Until he was taken down in a raid by India’s Central Bureau of Investigation (CBI) on Friday, Amit Tiwari was the head of an illegal enterprise that he had grown into a $600 million business since its inception in 2011. Tiwari and a band of cyber crooks sold their expertise with computer hacking to more than 1,000 customers who wanted to snoop around online but didn’t have the means. While still in operation, Tiwari’s team took fees of $250 to $500 for assignments like stealing funds, snooping around for the financial information of a business rival, digging up a family’s secrets and more.
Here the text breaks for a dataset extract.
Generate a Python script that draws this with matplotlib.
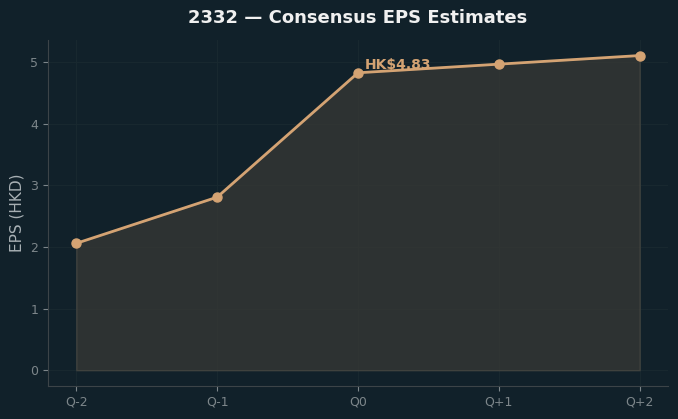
import matplotlib.pyplot as plt

# consensus EPS estimates
quarters = ['Q-2', 'Q-1', 'Q0', 'Q+1', 'Q+2']
eps = [2.06, 2.81, 4.83, 4.97, 5.11]

bg = '#11212a'
line_color = '#d4a373'

fig = plt.figure(figsize=(6.78, 4.19), dpi=100, facecolor=bg)
ax = fig.add_axes([0.071, 0.079, 0.914, 0.826])
ax.set_facecolor(bg)

x = range(len(quarters))
ax.fill_between(x, eps, 0, color='#3a3a36', alpha=0.7, edgecolor='#4a4a44', linewidth=1)
ax.plot(x, eps, color=line_color, linewidth=2, marker='o', markersize=6.5)

# label on current quarter
ax.annotate(f'HK${eps[2]:.2f}', (2, eps[2]), xytext=(5, 3), textcoords='offset points',
            color=line_color, fontsize=10, fontweight='bold')

ax.set_xticks(list(x))
ax.set_xticklabels(quarters)
ax.set_ylabel('EPS (HKD)', color='#a8b0b4', fontsize=11)
ax.set_title('2332 — Consensus EPS Estimates', color='#f0f0f0', fontsize=13,
             fontweight='bold', pad=12)

ax.tick_params(colors='#7d868a', labelsize=9)
ax.grid(True, color='#18282f', linewidth=0.8)
ax.set_axisbelow(True)
for s in ['top', 'right']:
    ax.spines[s].set_visible(False)
for s in ['left', 'bottom']:
    ax.spines[s].set_color('#3c4448')

fig.savefig('out.png', dpi=100, facecolor=bg)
His organization was sophisticated enough to operate worldwide, but Tiwari still fell victim to some basic errors that let law enforcement track him down; he hosted his websites on insecure U.S. servers and accepted payment in easy-to-track transfers from PayPal accounts. He even received some money via wiring through Western Union. The FBI figured out Tiwari’s identity and passed along his GPS location to India’s CBI.
While the Indian government can now boast about Tiwari’s capture, he should have been on the watch list since 2003, when Tiwari hacked into a credit card processing company based in Mumbai and robbed $14,300. Now, the CBI is making up for lost time by conducting additional raids in the Indian cities of Mumbai, Pune and Ghaziabad to try to pin down others involved in the cyber crime ring.
Soon, the Indian government hopes to secure a system ensuring that no cyber criminal slips through the cracks of its justice system. Last June, India set up a surveillance web designed to tap into India’s 900 million land lines and track the activity of the country’s 120 million Internet users.
Sounds like the beginning of a familiar debate on the merits of privacy versus security.